- Written task:
Omit the pictures and print exactly the lines of the listing below, starting at the first and ending at the line containing "Chart.register(...registerables);".

* * *

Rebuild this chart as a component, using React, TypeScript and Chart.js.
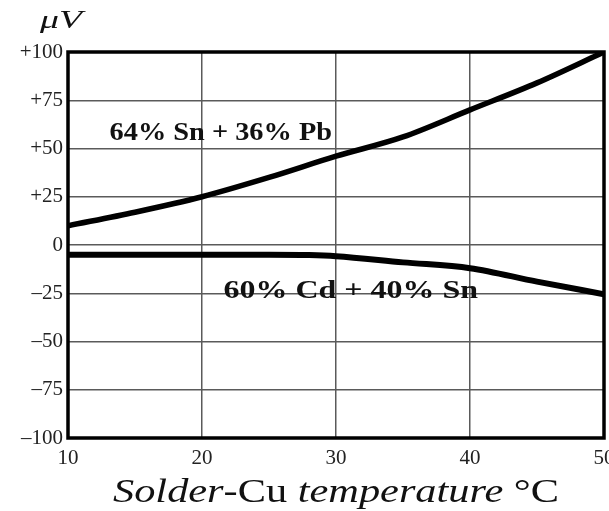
import React, { useEffect, useRef } from "react";
import { Chart, registerables } from "chart.js";

Chart.register(...registerables);

// ---- data ----
const snPbTemps = [10, 15, 20, 25, 30, 35, 40, 45, 50];
const snPbValues = [10, 17, 25, 35, 46, 56, 70, 84, 100];
const cdSnTemps = [10, 15, 20, 25, 28, 30, 35, 40, 45, 50];
const cdSnValues = [-5, -5, -5, -5, -5.2, -5.8, -9, -12, -19, -25.5];
const xTickValues = [10, 20, 30, 40, 50];
const yTickValues = [100, 75, 50, 25, 0, -25, -50, -75, -100];
const yTickLabels = ["+100", "+75", "+50", "+25", "0", "–25", "–50", "–75", "–100"];
const seriesNames = ["64% Sn + 36% Pb", "60% Cd + 40% Sn"];
const unitLabel = "μV";
const xTitleParts = [
  { text: "Solder", italic: true },
  { text: "-Cu ", italic: false },
  { text: "temperature", italic: true },
  { text: " °C", italic: false },
];

const SERIF = "'Liberation Serif', 'Times New Roman', serif";

function drawFitted(
  ctx: CanvasRenderingContext2D,
  parts: { text: string; font: string }[],
  left: number,
  baseline: number,
  width: number
) {
  let total = 0;
  const widths = parts.map((p) => {
    ctx.font = p.font;
    const w = ctx.measureText(p.text).width;
    total += w;
    return w;
  });
  const sx = width / total;
  ctx.save();
  ctx.translate(left, baseline);
  ctx.scale(sx, 1);
  ctx.fillStyle = "#111";
  ctx.textBaseline = "alphabetic";
  ctx.textAlign = "left";
  let x = 0;
  parts.forEach((p, i) => {
    ctx.font = p.font;
    ctx.fillText(p.text, x, 0);
    x += widths[i];
  });
  ctx.restore();
}

const decorPlugin = {
  id: "decor",
  afterDatasetsDraw(chart: any) {
    const ctx: CanvasRenderingContext2D = chart.ctx;
    const { left, right, top, bottom } = chart.chartArea;
    const xs = chart.scales.x;
    const ys = chart.scales.y;
    // frame
    ctx.save();
    ctx.strokeStyle = "#000";
    ctx.lineWidth = 3.5;
    ctx.strokeRect(left, top, right - left, bottom - top);
    ctx.restore();
    // series annotations (placed in data coordinates)
    const a1L = xs.getPixelForValue(13.1);
    const a1R = xs.getPixelForValue(29.7);
    drawFitted(ctx, [{ text: seriesNames[0], font: `bold 25px ${SERIF}` }], a1L, ys.getPixelForValue(54.4), a1R - a1L);
    const a2L = xs.getPixelForValue(21.6);
    const a2R = xs.getPixelForValue(40.6);
    drawFitted(ctx, [{ text: seriesNames[1], font: `bold 25px ${SERIF}` }], a2L, ys.getPixelForValue(-27.4), a2R - a2L);
  },
  afterDraw(chart: any) {
    const ctx: CanvasRenderingContext2D = chart.ctx;
    // unit label
    drawFitted(ctx, [{ text: unitLabel, font: `italic 25px ${SERIF}` }], 40, 28, 42);
    // x title with mixed styles
    drawFitted(
      ctx,
      xTitleParts.map((p) => ({ text: p.text, font: `${p.italic ? "italic " : ""}34px ${SERIF}` })),
      113,
      502,
      446
    );
  },
};

export default function App() {
  const ref = useRef<HTMLCanvasElement>(null);
  useEffect(() => {
    document.body.style.margin = "0";
    const canvas = ref.current!;
    const chart = new Chart(canvas, {
      type: "line",
      data: {
        datasets: [
          {
            label: seriesNames[0],
            data: snPbTemps.map((t, i) => ({ x: t, y: snPbValues[i] })),
            borderColor: "#000",
            borderWidth: 5.5,
            pointRadius: 0,
            cubicInterpolationMode: "monotone",
            fill: false,
          },
          {
            label: seriesNames[1],
            data: cdSnTemps.map((t, i) => ({ x: t, y: cdSnValues[i] })),
            borderColor: "#000",
            borderWidth: 6,
            pointRadius: 0,
            cubicInterpolationMode: "monotone",
            fill: false,
          },
        ],
      },
      options: {
        animation: false,
        responsive: false,
        devicePixelRatio: 1,
        layout: { padding: { top: 52, right: 5, left: 0, bottom: 0 } },
        plugins: { legend: { display: false }, tooltip: { enabled: false }, title: { display: false } },
        scales: {
          x: {
            type: "linear",
            min: 10,
            max: 50,
            afterBuildTicks: (scale: any) => {
              scale.ticks = xTickValues.map((v) => ({ value: v }));
            },
            afterFit: (scale: any) => {
              scale.height = 73;
              scale.paddingLeft = 0;
              scale.paddingRight = 0;
            },
            grid: { color: "#5a5a5a", lineWidth: 1.5, drawTicks: false },
            border: { display: false },
            ticks: {
              color: "#222",
              padding: 8,
              maxRotation: 0,
              autoSkip: false,
              font: { family: SERIF, size: 21 },
              callback: (v: any) => String(v),
            },
          },
          y: {
            type: "linear",
            min: -100,
            max: 100,
            afterBuildTicks: (scale: any) => {
              scale.ticks = yTickValues.map((v) => ({ value: v }));
            },
            afterFit: (scale: any) => {
              scale.width = 68;
            },
            grid: { color: "#5a5a5a", lineWidth: 1.5, drawTicks: false },
            border: { display: false },
            ticks: {
              color: "#222",
              padding: 5,
              autoSkip: false,
              font: { family: SERIF, size: 21 },
              callback: (v: any) => {
                const i = yTickValues.indexOf(Number(v));
                return i >= 0 ? yTickLabels[i] : "";
              },
            },
          },
        },
      },
      plugins: [decorPlugin],
    } as any);
    return () => chart.destroy();
  }, []);
  return <canvas ref={ref} width={609} height={511} style={{ display: "block", width: 609, height: 511 }} />;
}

* * *

- Answer in full:
Rebuild this chart as a component, using React, TypeScript and Chart.js.
import React, { useEffect, useRef } from "react";
import { Chart, registerables } from "chart.js";

Chart.register(...registerables);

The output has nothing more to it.